REPUBLIKA.CO.ID, JAKARTA -- Pemerintah Indonesia disarankan segera mengevalkuasi peran dan kinerja lembaga intelijen, menyusul dugaan penyadapan oleh pihak asing. Terutama operasi kontra intelijen dalam Badan Intelijen Negara (BIN).
"Evaluasi aparat intelijen sangat penting. Dalam penyadapan yang dilakukan asing ini, evaluasi kontra intelijen BIN harus dilakukan segera," kata Direktur Eksekutif Lembaga Studi Pertahanan dan Studi Strategis Indonesia Rizal Darmaputra, di Jakarta, Sabtu (9/11).
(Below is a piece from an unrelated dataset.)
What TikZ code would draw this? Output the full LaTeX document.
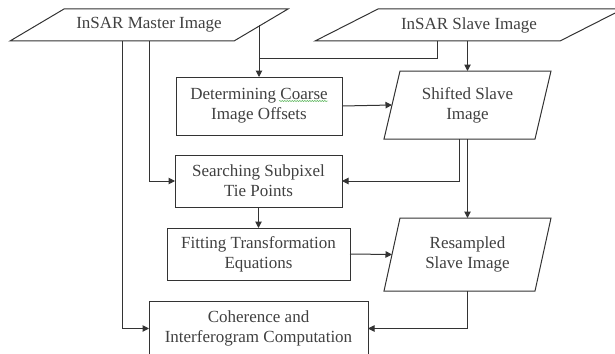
\documentclass[tikz,border=0pt]{standalone}
\usepackage{fontspec}
\setmainfont{Liberation Serif}
\usetikzlibrary{arrows.meta,decorations.pathmorphing}
\newcommand\dataframe[2]{\draw[ln, line join=miter] ([xshift=#2]#1.north west) -- (#1.north east)
    -- ([xshift=-#2]#1.south east) -- (#1.south west) -- cycle;}

\begin{document}
\begin{tikzpicture}[x=1pt,y=-1pt,
    every node/.style={font=\fontsize{17}{20}\selectfont, text=black!75, align=center, inner sep=0pt, outer sep=0pt},
    proc/.style={draw=black!80, line width=1pt, rectangle},
    arr/.style={draw=black!80, line width=1pt, -{Triangle[length=6.5pt,width=6.5pt]}},
    ln/.style={draw=black!80, line width=1pt}]
            \useasboundingbox (0,0) rectangle (615,353);
            \node[minimum width=278pt, minimum height=32pt] (master) at (149,25) {InSAR Master Image};
            \node[minimum width=308pt, minimum height=32pt] (slave) at (469,25) {InSAR Slave Image};
            \node[proc, minimum width=166pt, minimum height=58pt] (coarse) at (259,106) {Determining Coarse\\Image Offsets};
            \node[minimum width=167pt, minimum height=68pt] (shifted) at (467.5,105) {Shifted Slave\\Image};
            \node[proc, minimum width=167pt, minimum height=52pt] (tie) at (258.5,181) {Searching Subpixel\\Tie Points};
            \node[proc, minimum width=183pt, minimum height=52pt] (fit) at (258.5,254) {Fitting Transformation\\Equations};
            \node[minimum width=167pt, minimum height=73pt] (resampled) at (467.5,254.5) {Resampled\\Slave Image};
            \node[proc, minimum width=219pt, minimum height=55pt] (coh) at (258.5,328.5) {Coherence and\\Interferogram Computation};
            \dataframe{master}{54pt}
            \dataframe{slave}{63pt}
            \dataframe{shifted}{16pt}
            \dataframe{resampled}{16pt}
            \draw[arr] ([xshift=-29pt]master.east) coordinate (mE) -- (mE |- coarse.north);
            \draw[ln] ([xshift=-31.5pt]slave.south) -- ++(0,18) -| (mE);
            \draw[arr] (shifted.north |- slave.south) -- (shifted.north);
            \draw[arr] (coarse.east) -- ([xshift=8pt]shifted.west);
            \draw[arr] (master.south) |- (tie.west);
            \draw[arr] ([xshift=-8pt]shifted.south) |- (tie.east);
            \draw[arr] (tie.south) -- (fit.north);
            \draw[arr] (shifted.south) -- (resampled.north);
            \draw[arr] (fit.east) -- ([xshift=8pt]resampled.west);
            \draw[arr] ([xshift=-27pt]master.south) |- (coh.west);
            \draw[arr] (resampled.south) |- (coh.east);
            \draw[green!55!black, line width=0.4pt, decorate, decoration={snake, amplitude=0.4pt, segment length=2.5pt}] (279,101) -- (328,101);
\end{tikzpicture}
\end{document}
Jika kontra intelijen berfungsi dengan baik, menurutnya dilakukan strategi massif untuk menangkal semua bentuk rencana yang dilakukan oleh lawan yang memiliki tujuan lain. Ia berpendapat, kontra intelijen ada untuk menghadapi suatu ancaman, apakah itu dari badan intelijen musuh atau dari kelompok non negara. Sehingga sampai skala tertentu ia bersifat reaktif.
Lembaga intelijen dalam negeri seperti BIN, Badan Intelijen Strategis (BAIS), dan Lembaga Sandi Negara, lanjut Rizal, memang tidak bisa disalahkan sepenuhnya atas upaya penyadapan yang dilakukan pihak asing. Namun, ketiga lembaga intelijen negara itu harus mampu memberikan informasi dari piranti-piranti penyadapan yang digunakan.
"Sampai di mana device intelijen bisa disusupi. Pada umumnya teknologi intel kan kita beli dari negara-negara barat," ujarnya.
Karenanya, Rizal menyarankan pemerintah dan Komisi I DPR harus segera meminta penjelasan kepada semua lembaga intelijen negara. Termasuk meminta penjelasan pejabat intel mengenai kerjasama BIN dengan Australian Security Intelligence Organisation (ASIO).
"BIN dan ASIO itu kan ada hubungan langusng. Bahkan perwira ASIO langsung dilatih di Bogor, musti diminta penjelasan bagaimana hubungan ini," kata Rizal mengakhiri.